I toured the Old Kentucky Home, part of the Thomas Wolfe Memorial State Historic Site, to experience Wolfe’s literary inspiration for Look Homeward, Angel.

Wolfe lived in the boardinghouse with his mother for ten years and referred to it as “Dixieland” in his 1929 novel. He returned in 1937 to spend part of his summer at the boardinghouse with his mother and wrote the short story, “Return.”

While Wolfe’s writings were putting Asheville on the literary map, a new college opened its doors, attracting artists and intellectuals fleeing war-torn Europe. The Black Mountain College helped cultivate Asheville’s maker community, turning out local masters of contemporary craft and studio glass.
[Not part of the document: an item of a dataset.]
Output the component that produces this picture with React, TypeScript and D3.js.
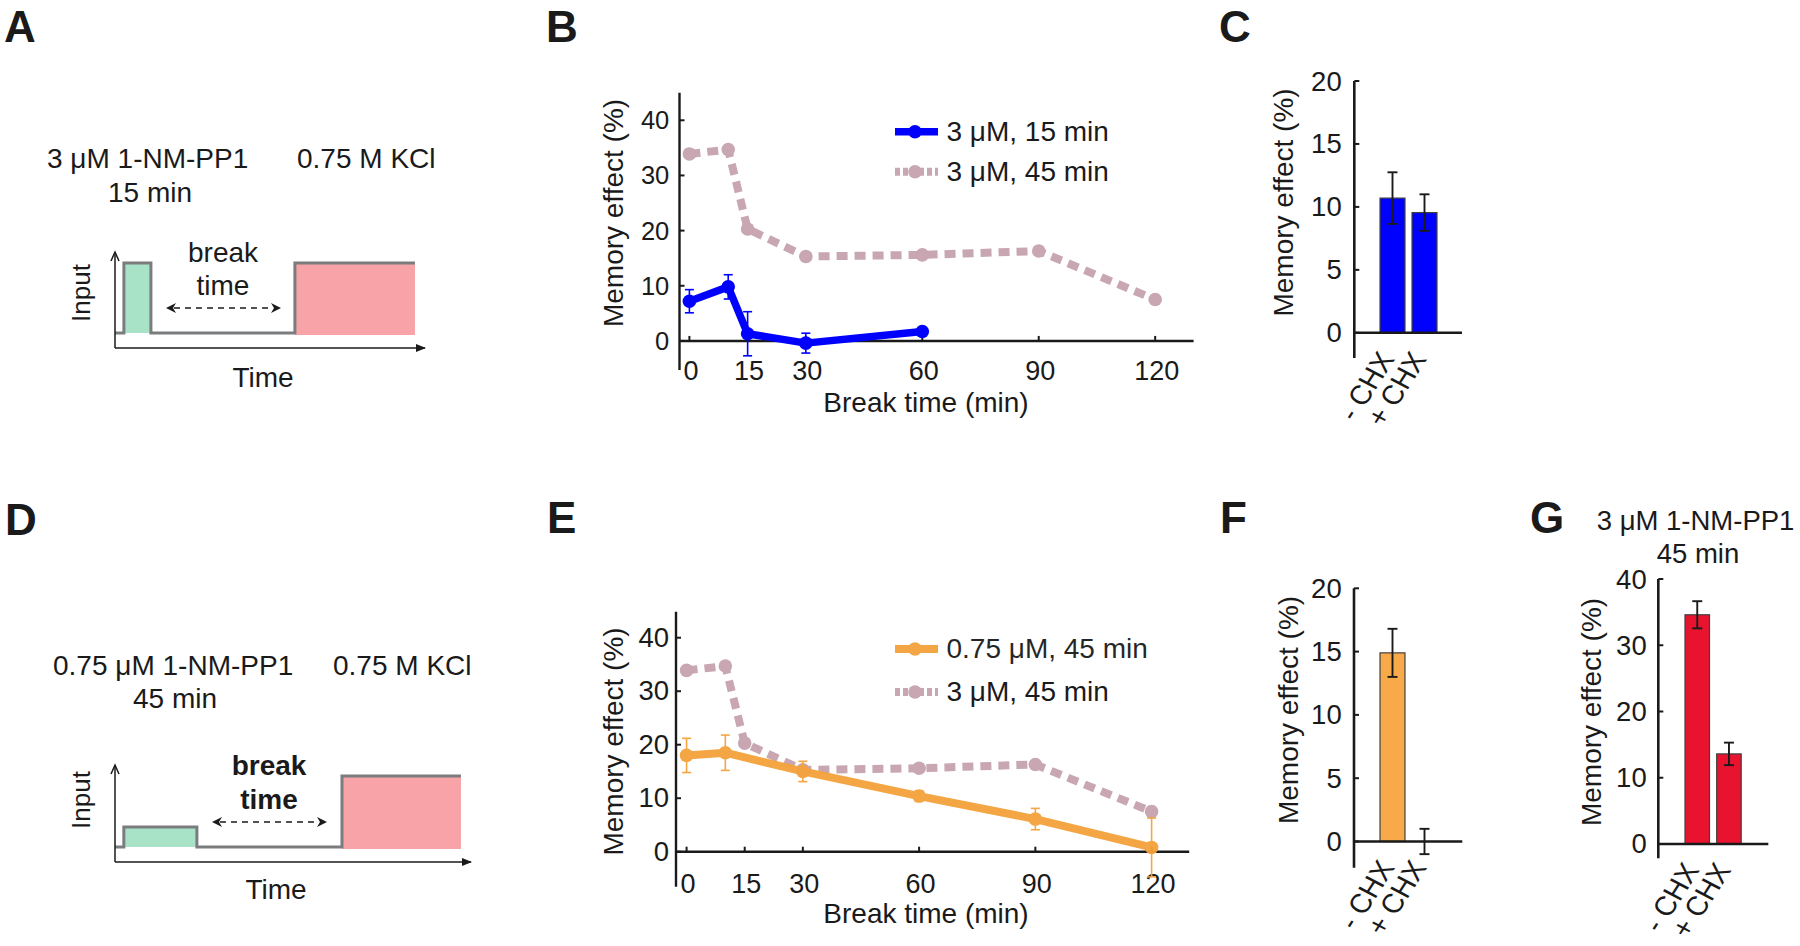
import React from 'react';
import * as d3 from 'd3';

const FONT = "'Liberation Sans', Arial, Helvetica, sans-serif";

// ---------- Data: panels B and E ----------
const xTickValues = [0, 15, 30, 60, 90, 120];
const yTicksLine = [0, 10, 20, 30, 40];
const times3uM45 = [0, 10, 15, 30, 60, 90, 120];
const mean3uM45 = [33.9, 34.7, 20.3, 15.3, 15.6, 16.3, 7.5];
const times3uM15 = [0, 10, 15, 30, 60];
const mean3uM15 = [7.2, 9.8, 1.3, -0.4, 1.7];
const err3uM15 = [2.1, 2.2, 4.0, 1.8, 0.4];
const times075 = [0, 10, 30, 60, 90, 120];
const mean075 = [18.0, 18.5, 15.0, 10.4, 6.1, 0.8];
const err075 = [3.2, 3.3, 1.9, 1.0, 2.0, 5.5];

// ---------- Data: bar panels C, F, G ----------
const chxLabels = ['- CHX', '+ CHX'];
const barsC = [10.7, 9.55];
const errC = [2.05, 1.45];
const barsF = [14.9, 0.0];
const errF = [1.9, 1.0];
const barsG = [34.6, 13.6];
const errG = [2.05, 1.7];
const yTicksCF = [0, 5, 10, 15, 20];
const yTicksG = [0, 10, 20, 30, 40];

// ---------- Schematic pulse levels (arbitrary units) ----------
const schemA = { base: 0.156, drug: [2.9, 11.7, 0.885], salt: [58.6, 97.7, 0.885] };
const schemD = { base: 0.155, drug: [2.5, 23.2, 0.36], salt: [64.3, 98, 0.887] };

const BLUE = '#0000ff';
const PINK = '#c8a6b2';
const ORANGE = '#f5a23a';
const INK = '#1a1a1a';

function T({ x, y, children, size = 25, anchor = 'start', weight = 'normal', sx = 1, rot = 0, fill = INK, pre = '' }: any) {
  return (
    <text
      transform={`translate(${x},${y}) ${pre} rotate(${rot}) scale(${sx},1)`}
      fontSize={size}
      textAnchor={anchor}
      fontWeight={weight}
      fontFamily={FONT}
      fill={fill}
    >
      {children}
    </text>
  );
}

function Schematic({ cfg, xRange, yRange, bold, lines, linesY, lineX, kcl, breakX, breakY, arrowY, arrowX, inputY, timeX, timeY }: any) {
  const x = d3.scaleLinear().domain([0, 100]).range(xRange);
  const y = d3.scaleLinear().domain([0, 1]).range(yRange);
  const [ds, de, dl] = cfg.drug;
  const [ss, se, sl] = cfg.salt;
  const pts: [number, number][] = [
    [0, cfg.base], [ds, cfg.base], [ds, dl], [de, dl], [de, cfg.base],
    [ss, cfg.base], [ss, sl], [se, sl],
  ];
  const line = d3.line<[number, number]>().x(d => x(d[0])).y(d => y(d[1]));
  const ax0 = xRange[0], ay0 = yRange[0];
  return (
    <g>
      <rect x={x(ds)} y={y(dl)} width={x(de) - x(ds)} height={y(cfg.base) - y(dl)} fill="#a8e3c8" />
      <rect x={x(ss)} y={y(sl)} width={x(se) - x(ss)} height={y(cfg.base) - y(sl) + 2} fill="#f7a3a7" />
      <path d={line(pts) || ''} fill="none" stroke="#7a7c7e" strokeWidth={3} />
      <line x1={ax0} x2={ax0} y1={ay0} y2={yRange[1] + 2} stroke={INK} strokeWidth={1.5} />
      <line x1={ax0} x2={xRange[1] + 3} y1={ay0} y2={ay0} stroke={INK} strokeWidth={1.5} />
      <path d={`M${ax0 - 4},${yRange[1] + 9} L${ax0},${yRange[1]} L${ax0 + 4},${yRange[1] + 9}`} fill="none" stroke={INK} strokeWidth={1.5} />
      <path d={`M${xRange[1] - 6},${ay0 - 4} L${xRange[1] + 4},${ay0} L${xRange[1] - 6},${ay0 + 4} Z`} fill={INK} />
      <line x1={arrowX[0] + 8} x2={arrowX[1] - 8} y1={arrowY} y2={arrowY} stroke={INK} strokeWidth={1.6} strokeDasharray="6 5" />
      <path d={`M${arrowX[0]},${arrowY} L${arrowX[0] + 10},${arrowY - 5} L${arrowX[0] + 7},${arrowY} L${arrowX[0] + 10},${arrowY + 5} Z`} fill={INK} />
      <path d={`M${arrowX[1]},${arrowY} L${arrowX[1] - 10},${arrowY - 5} L${arrowX[1] - 7},${arrowY} L${arrowX[1] - 10},${arrowY + 5} Z`} fill={INK} />
      <T x={breakX} y={breakY[0]} anchor="middle" size={28} weight={bold ? 'bold' : 'normal'}>break</T>
      <T x={breakX} y={breakY[1]} anchor="middle" size={28} weight={bold ? 'bold' : 'normal'}>time</T>
      <T x={90} y={inputY} anchor="middle" size={26} rot={-90}>Input</T>
      <T x={timeX} y={timeY} anchor="middle" size={28}>Time</T>
      <T x={lineX} y={linesY[0]} size={28}>{lines[0]}</T>
      <T x={lines[2]} y={linesY[1]} anchor="middle" size={28}>{lines[1]}</T>
      <T x={kcl} y={linesY[0]} size={28}>0.75 M KCl</T>
    </g>
  );
}

function LineChart({ xRange, yRange, xDomain, yDomain, series, legend, legendY, tickLabelY, xLabelY, yLabelX, yLabelY, yLabelRight, tickSize }: any) {
  const x = d3.scaleLinear().domain(xDomain).range(xRange);
  const y = d3.scaleLinear().domain(yDomain).range(yRange);
  const y0 = y(0);
  const line = d3.line<[number, number]>().x(d => x(d[0])).y(d => y(d[1]));
  return (
    <g>
      <line x1={xRange[0]} x2={xRange[0]} y1={yRange[0]} y2={yRange[1]} stroke={INK} strokeWidth={2.4} />
      <line x1={xRange[0]} x2={xRange[1]} y1={y0} y2={y0} stroke={INK} strokeWidth={2.6} />
      {yTicksLine.map(t => (
        <g key={'y' + t}>
          <line x1={xRange[0]} x2={xRange[0] + 5} y1={y(t)} y2={y(t)} stroke={INK} strokeWidth={2} />
          <T x={yLabelRight} y={y(t) + 9} anchor="end" size={tickSize}>{t}</T>
        </g>
      ))}
      {xTickValues.map(t => (
        <g key={'x' + t}>
          <line x1={x(t)} x2={x(t)} y1={y0} y2={y0 - 5} stroke={INK} strokeWidth={2} />
          <T x={x(t) + 1.5} y={tickLabelY} anchor="middle" size={27}>{t}</T>
        </g>
      ))}
      <T x={926} y={xLabelY} anchor="middle" size={28}>Break time (min)</T>
      <T x={yLabelX} y={yLabelY} anchor="middle" size={28} rot={-90}>Memory effect (%)</T>
      {series.map((s: any, i: number) => {
        const pts: [number, number][] = s.t.map((t: number, j: number) => [t, s.m[j]]);
        return (
          <g key={'s' + i} opacity={s.opacity || 1}>
            <path d={line(pts) || ''} fill="none" stroke={s.color} strokeWidth={s.w} strokeDasharray={s.dash || undefined} strokeLinejoin="round" />
            {s.e && pts.map((p, j) => (
              <g key={'e' + j} stroke={s.color} strokeWidth={1.6}>
                <line x1={x(p[0])} x2={x(p[0])} y1={y(p[1] - s.e[j])} y2={y(p[1] + s.e[j])} />
                <line x1={x(p[0]) - 4.5} x2={x(p[0]) + 4.5} y1={y(p[1] - s.e[j])} y2={y(p[1] - s.e[j])} />
                <line x1={x(p[0]) - 4.5} x2={x(p[0]) + 4.5} y1={y(p[1] + s.e[j])} y2={y(p[1] + s.e[j])} />
              </g>
            ))}
            {pts.map((p, j) => (
              <circle key={'c' + j} cx={x(p[0])} cy={y(p[1])} r={s.r} fill={s.color} />
            ))}
          </g>
        );
      })}
      {legend.map((s: any, i: number) => (
        <g key={'l' + i} opacity={s.opacity || 1}>
          <line x1={895} x2={938} y1={legendY[i]} y2={legendY[i]} stroke={s.color} strokeWidth={s.w} strokeDasharray={s.dash ? '5 3' : undefined} />
          <circle cx={915} cy={legendY[i]} r={s.r} fill={s.color} />
          <T x={946.5} y={legendY[i] + 9} size={28}>{s.label}</T>
        </g>
      ))}
    </g>
  );
}

function BarChart({ axisX, axisRight, yRange, yDomain, yTicks, bandRange, pad, values, errs, color, tickRight, yLabelX, yLabelY }: any) {
  const y = d3.scaleLinear().domain(yDomain).range(yRange);
  const xb = d3.scaleBand().domain(chxLabels).range(bandRange).paddingInner(pad).paddingOuter(pad / 2);
  const y0 = y(0);
  return (
    <g>
      {chxLabels.map((c, i) => (
        <rect key={c} x={xb(c)} y={Math.min(y(values[i]), y0)} width={xb.bandwidth()} height={Math.abs(y0 - y(values[i]))} fill={color} stroke="#404040" strokeWidth={1.2} />
      ))}
      <line x1={axisX} x2={axisX} y1={yRange[0]} y2={yRange[1]} stroke={INK} strokeWidth={2.6} />
      <line x1={axisX} x2={axisRight} y1={y0} y2={y0} stroke={INK} strokeWidth={2.6} />
      {yTicks.map((t: number) => (
        <g key={t}>
          <line x1={axisX} x2={axisX + 5} y1={y(t)} y2={y(t)} stroke={INK} strokeWidth={2} />
          <T x={tickRight} y={y(t) + 9.5} anchor="end" size={27.5}>{t}</T>
        </g>
      ))}
      {chxLabels.map((c, i) => {
        const cx = (xb(c) as number) + xb.bandwidth() / 2;
        return (
          <g key={'e' + c} stroke={INK} strokeWidth={1.9}>
            <line x1={cx} x2={cx} y1={y(values[i] - errs[i])} y2={y(values[i] + errs[i])} />
            <line x1={cx - 5} x2={cx + 5} y1={y(values[i] - errs[i])} y2={y(values[i] - errs[i])} />
            <line x1={cx - 5} x2={cx + 5} y1={y(values[i] + errs[i])} y2={y(values[i] + errs[i])} />
          </g>
        );
      })}
      {chxLabels.map(c => {
        const cx = (xb(c) as number) + xb.bandwidth() / 2;
        return <T key={'t' + c} x={cx + 3} y={y0 + 26} anchor="end" size={27} pre="scale(1.1,1)" rot={-60}>{c}</T>;
      })}
      <T x={yLabelX} y={yLabelY} anchor="middle" size={28} rot={-90}>Memory effect (%)</T>
    </g>
  );
}

export default function App() {
  const s45 = { t: times3uM45, m: mean3uM45, color: PINK, w: 8, dash: '11 7', r: 6.8, label: '3 μM, 45 min' };
  const s15 = { t: times3uM15, m: mean3uM15, e: err3uM15, color: BLUE, w: 7.5, r: 6.8, label: '3 μM, 15 min' };
  const s075 = { t: times075, m: mean075, e: err075, color: ORANGE, w: 8, r: 6.8, opacity: 0.95, label: '0.75 μM, 45 min' };
  return (
    <svg width={1800} height={946} style={{ position: 'absolute', left: 0, top: 0, background: '#fff' }}>
      <rect width={1800} height={946} fill="#fff" />
      {[['A', 4, 42], ['B', 546, 42], ['C', 1219, 42], ['D', 5, 535], ['E', 547, 533], ['F', 1220, 533], ['G', 1530, 533]].map(([l, x, y]: any) => (
        <T key={l} x={x} y={y} size={44} weight="bold">{l}</T>
      ))}

      <Schematic cfg={schemA} xRange={[115, 422]} yRange={[348, 252]} bold={false}
        lines={['3 μM 1-NM-PP1', '15 min', 150]} linesY={[168, 202]} lineX={47} kcl={297}
        breakX={223} breakY={[262, 295]} arrowY={308} arrowX={[166, 281]} inputY={293} timeX={263} timeY={387} />
      <Schematic cfg={schemD} xRange={[115, 468]} yRange={[862, 765]} bold={true}
        lines={['0.75 μM 1-NM-PP1', '45 min', 175]} linesY={[675, 708]} lineX={53} kcl={333}
        breakX={269} breakY={[775, 809]} arrowY={822} arrowX={[212, 327]} inputY={800} timeX={276} timeY={899} />

      <LineChart xRange={[679.5, 1193.6]} yRange={[370, 92.7]} xDomain={[-2.55, 129.9]} yDomain={[-5.27, 45.0]}
        series={[s45, s15]} legend={[s15, s45]} legendY={[131.7, 171.7]} tickLabelY={380} xLabelY={412}
        yLabelX={623} yLabelY={213} yLabelRight={669.3} tickSize={25.5} />
      <LineChart xRange={[676, 1189.2]} yRange={[886.7, 611.7]} xDomain={[-2.73, 129.7]} yDomain={[-6.54, 44.86]}
        series={[s45, s075]} legend={[s075, s45]} legendY={[649, 692]} tickLabelY={893} xLabelY={923}
        yLabelX={623} yLabelY={741.5} yLabelRight={669} tickSize={27.5} />

      <BarChart axisX={1354.3} axisRight={1462} yRange={[358, 81]} yDomain={[-2, 20]} yTicks={yTicksCF}
        bandRange={[1376.5, 1440.5]} pad={0.22} values={barsC} errs={errC} color={BLUE} tickRight={1341.7}
        yLabelX={1293} yLabelY={202.5} />
      <BarChart axisX={1354} axisRight={1462.3} yRange={[867.7, 588.3]} yDomain={[-2.07, 20]} yTicks={yTicksCF}
        bandRange={[1376.5, 1440.5]} pad={0.22} values={barsF} errs={errF} color="#f8a94a" tickRight={1341.7}
        yLabelX={1298} yLabelY={710} />
      <BarChart axisX={1658.3} axisRight={1768.3} yRange={[858.3, 579]} yDomain={[-2.16, 40]} yTicks={yTicksG}
        bandRange={[1681.4, 1744.8]} pad={0.227} values={barsG} errs={errG} color="#e8142f" tickRight={1646.7}
        yLabelX={1601} yLabelY={712} />
      <T x={1596.7} y={530} size={27.5}>3 μM 1-NM-PP1</T>
      <T x={1698} y={563} size={27.5} anchor="middle">45 min</T>
    </svg>
  );
}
Scholar John A. Rice founded Black Mountain College in 1933, after leaving Rollins College because he disagreed with its educational approach.
Black Mountain College, with its hands-on liberal arts program, became a forerunner in progressive interdisciplinary education. Famous graduates included well-known Willem and Elaine de Kooning, Robert Rauschenberg, Cy Twombly, and Buckminster Fuller, among many other influential artists, architects, designers, and creatives in the 20th century. The college closed in 1957, but its lasting impact is evident in modern and contemporary art, dance, theater, music, and performance.

Also, on my art and design exploration agenda, I stop by The Asheville Art Museum for a tour of artwork by top 20th-century regional artists.

In front of the museum, an angel statue stands as a tribute to Thomas Wolfe with a quote from Wolfe’s novel; You Can’t Go Home Again.
If you have more than two days in Asheville, I also recommend a visit to The Folk Art Center just outside the city for a collection of contemporary craft and studio glass.

Asheville is a creative muse to many artists, musicians, makers and writers drawn to the city’s vibrant energy and open-minded culture. For visitors, the city ignites the imagination and delivers a sense of wonder.